<b>A BERRY STICKY SITUATION:</b> The owner of Oxnard-based Harry’s Berries, Molly Gean, is the President of the Farmers Market board. She is accused of squeezing out smaller, more local family farms for the sake of profit.
Paul Wellman

The Santa Barbara Certified Farmers Market Association is considering a temporary fee hike for vendors in order to pay lawyer’s fees resulting from a complaint filed by two members and one ex-member. Currently, members fork over 5 percent of their gross sales for operating costs. The market grossed about $10 million last year.

The antitrust lawsuit alleges breach of contract, price-fixing, and restraints of trade. It was first brought by Jeff and Roxanne Hendrickson of Santa Rita Flower Farm and then joined by the owners of Wellington Farm and Dey Dey’s Best Beef Ever. They contend that the market favors larger out-of-town sellers, does not keep transparent waiting lists, and does not follow its own bylaws.

In a tentative ruling, Santa Barbara Superior Court Judge Thomas Anderle said that the plaintiffs’ lawyer must better define the market relevant to the suit. That definition is likely the key determinant to whether the case goes to trial.

Plaintiffs’ counselor Matthew Da Vega (who recently left Christman Kelley and Clarke to cofound Da Vega & Fisher) said in his amended complaint that the Farmers Market so dominates the “direct-to-retail” agricultural market in Santa Barbara County that no other option could provide his clients “fair and equal access.”
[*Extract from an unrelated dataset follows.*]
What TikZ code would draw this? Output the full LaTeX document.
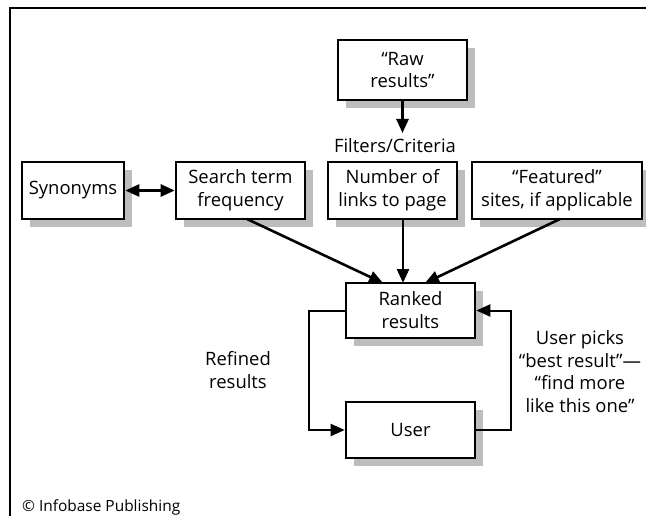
\documentclass[tikz,border=0pt]{standalone}
\usepackage{fontspec}
\setmainfont{Open Sans}
\usetikzlibrary{arrows.meta}
\definecolor{shadowgray}{HTML}{BDBDBD}
\tikzset{
  box/.style={draw=black, line width=2.6bp, fill=white, align=center, inner sep=0pt,
    font=\fontsize{18.5}{23}\selectfont,
    minimum height=57bp},
  lbl/.style={align=center, inner sep=0pt, font=\fontsize{18.5}{22.5}\selectfont},
  arr/.style={line width=2.6bp, -{Triangle[length=14bp,width=12bp]}},
  darr/.style={line width=2.6bp, {Triangle[length=14bp,width=12bp]}-{Triangle[length=14bp,width=12bp]}},
  loop/.style={line width=2bp, -{Triangle[length=14bp,width=12bp]}},
}
\begin{document}
\begin{tikzpicture}[x=1bp,y=-1bp]
\useasboundingbox (0,0) rectangle (646,516);
% frame
\draw[line width=1.5bp] (646,8) -- (10,8) -- (10,516);
% shadows
\fill[shadowgray] (346,48) rectangle (475,108);
\fill[shadowgray] (30,170) rectangle (132,227);
\fill[shadowgray] (184,170) rectangle (313,227);
\fill[shadowgray] (336,170) rectangle (465,227);
\fill[shadowgray] (480,170) rectangle (646,227);
\fill[shadowgray] (354,291) rectangle (483,346);
\fill[shadowgray] (354,410) rectangle (483,466);
% boxes
\node[box, minimum width=129bp, minimum height=60bp] (raw) at (402.5,70) {“Raw\\results”};
\node[box, minimum width=102bp] (syn) at (73,190.5) {Synonyms};
\node[box, minimum width=129bp] (search) at (240.5,190.5) {Search term\\frequency};
\node[box, minimum width=129bp] (num) at (392.5,190.5) {Number of\\links to page};
\node[box, minimum width=170bp] (feat) at (557,190.5) {“Featured”\\sites, if applicable};
\node[box, minimum width=129bp, minimum height=55bp] (ranked) at (410.5,310.5) {Ranked\\results};
\node[box, minimum width=129bp, minimum height=56bp] (user) at (410.5,430) {User};
% labels
\node[lbl] (filters) at (395,146) {Filters/Criteria};
\node[lbl] (refined) at (238,370) {Refined\\results};
\node[lbl] (picks) at (580,371.5) {User picks\\“best result”—\\“find more\\like this one”};
\node[lbl, anchor=west, font=\fontsize{15.5}{18}\selectfont] (copy) at (22,507) {© Infobase Publishing};
% connectors
\coordinate (filtop) at (402.5,133);
\draw[arr] (raw.south) -- (filtop);
\draw[darr] (syn.east) -- (search.west);
\coordinate (sb) at (247,219);
\coordinate (rt1) at (383,283);
\draw[arr] (sb) -- (rt1);
\coordinate (nb) at (403,219);
\coordinate (rt2) at (403,283);
\draw[arr] (nb) -- (rt2);
\coordinate (fb) at (560,219);
\coordinate (rt3) at (425,283);
\draw[arr] (fb) -- (rt3);
\draw[loop] (ranked.west) -- ++(-36,0) |- (user.west);
\draw[loop] (user.east) -- ++(35,0) |- (ranked.east);
\end{tikzpicture}
\end{document}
In his demurrer, the Farmers Market attorney Tim Trager said this definition of a market is “unsustainable.” Direct-to-retail, he said, is a method of sale rather than a marketplace. The borders of Santa Barbara County are arbitrary, and the designation of “agricultural products” is overly broad. The plaintiffs have many other venues for the sale of their products, the document says, and furthermore, they take advantage of them. More relevant is whether consumers have options. California’s Cartwright Act, an antitrust law that plaintiffs contend the Farmers Market violated, is designed to protect consumers rather than sellers.

“We originally sent them a letter asking that they deal with it privately, and they told us to go jump in a lake.”

In a memo to the Farmers Market board distributed on May 23, Trager exhorted members not to speak publicly about the suit. “The facts and arguments which we are confident will demonstrate the plaintiffs’ claims lack merit will be made in court,” he wrote. Vendors contacted by The Santa Barbara Independent have followed that advice, but some ​— ​not perfectly content with the market’s administration ​— ​privately worry that the lawsuit could bankrupt the market and/or put it out of operation. Da Vega, however, said he wants to fix the market, not destroy it. He did not file the lawsuit precipitously, he said. “We originally sent them a letter asking that they deal with it privately, and they told us to go jump in a lake.”

As far as the allegation that the market has breached a contract in breaking its own rules, Trager argues that even if rules were broken, the rules do not form the basis of a contract. According to him, the tenor of the lawsuit suggests that the plaintiffs want to protect themselves from competition, not the consumer from a lack of competition ​— ​the standard by which an antitrust case gains merit. Furthermore, he wrote, “It’s not membership in SBFM [Santa Barbara Farmers Market] that plaintiffs are interested in; it’s the ‘pick of the litter’ of the market locations.”

Trager has declined to speak on the record himself, but his demurrer is chock-full of colorful language. He referred to “an apparent epiphany” on the part of the plaintiffs that led to them adding five boardmembers to their amended complaint. [editor’s note: Elizabeth Poett, a member of the Farmers Market’s Board of Directors who is named in the lawsuit, is the daughter of this paper’s editor in chief, Marianne Partridge. Attorney Trager represents Partridge in her legal issues with publisher Randy Campbell.] Trager also wrote that “this case has nothing to do with that [sic] magic-word phrases,” and stated that the “plaintiffs’ bald allegation in the SAC that defendants compete against them are words of wind held aloft only by an implausible definition.”

“We’re not arguing that everyone who applies should get in. It’s a balance,” said Da Vega. Consumers deserve “access to organically grown, straight-from-the-producer, agricultural stuff,” he said. As for his complaint, he is asking for “threefold the damages determined to have been sustained” by his clients, attorney’s fees, “disgorgement of ill-gotten gains,” and an injunction against said alleged conspiratorial practices.